- Born: 1859 Norwich
- Died: 1927 (aged 67–68)
- Occupation: Architect
- Practice: Cardiff
- Buildings: Caldey Abbey St Paul's Church, Grangetown

= John Coates Carter =

English architect (1859–1927)

John Coates Carter (1859–1927) was an English architect. Born in Norwich, Carter is notable for his design and restoration to churches in South Wales, and in particular Glamorgan. He was partnered with John Pollard Seddon from 1884 to 1904 and after he maintained a style steeped in the traditions of the Arts and Crafts Movement to create impressive buildings such as Caldey Abbey and St Luke's Church in Abercarn.

==Biography==
John Coates Carter was born and raised in Norwich and articled to the local architect John Bond Pearce, who was notable for designing Great Yarmouth Town Hall. Carter later became a pupil of, and then assistant to, London-based architect John Pollard Seddon. Seddon had previously been in partnership with John Prichard between 1852 and 1863 and the two had made an impact in bringing a Neo-Gothic style to many churches in Wales, including a major restoration project to Llandaff Cathedral.

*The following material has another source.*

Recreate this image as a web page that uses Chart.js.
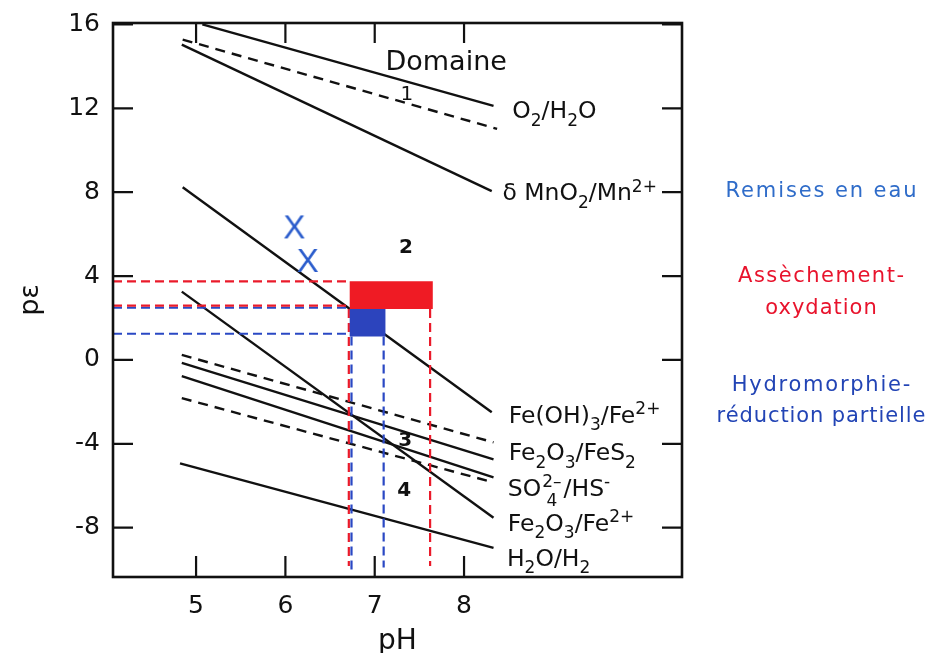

In 1884 Carter and Seddon became partners and in 1889, after working independently on St Catherine at Melincryddan in Neath, Carter was given an office in Cardiff from where he was responsible for the design of many churches in the area. That year the two men undertook two commissions, All Saints in Penarth and St Paul in Grangetown. Both buildings were modelled on George Frederick Bodley's St Augustine's Church, Pendlebury; tall and elegant with unbroken internal spaces. Although All Saints no longer exists in its original form, St Paul is described in Newman's The Buildings of Wales: Glamorgan as "...the finest late Victorian church in the county after Bodley's at Roath." Other churches in Glamorgan by Seddon & Carter, at New Tredegar and Adamsdown are conversely described as being "cheap and simple" with little to reveal the architects' true abilities. Carter was also noted for his work on reredos in several churches, including at St Mary in Bridgend (1921), the Church of the Ascension in North End, Portsmouth (1921) and St Andrew and St Teilo (1924) in Cathays.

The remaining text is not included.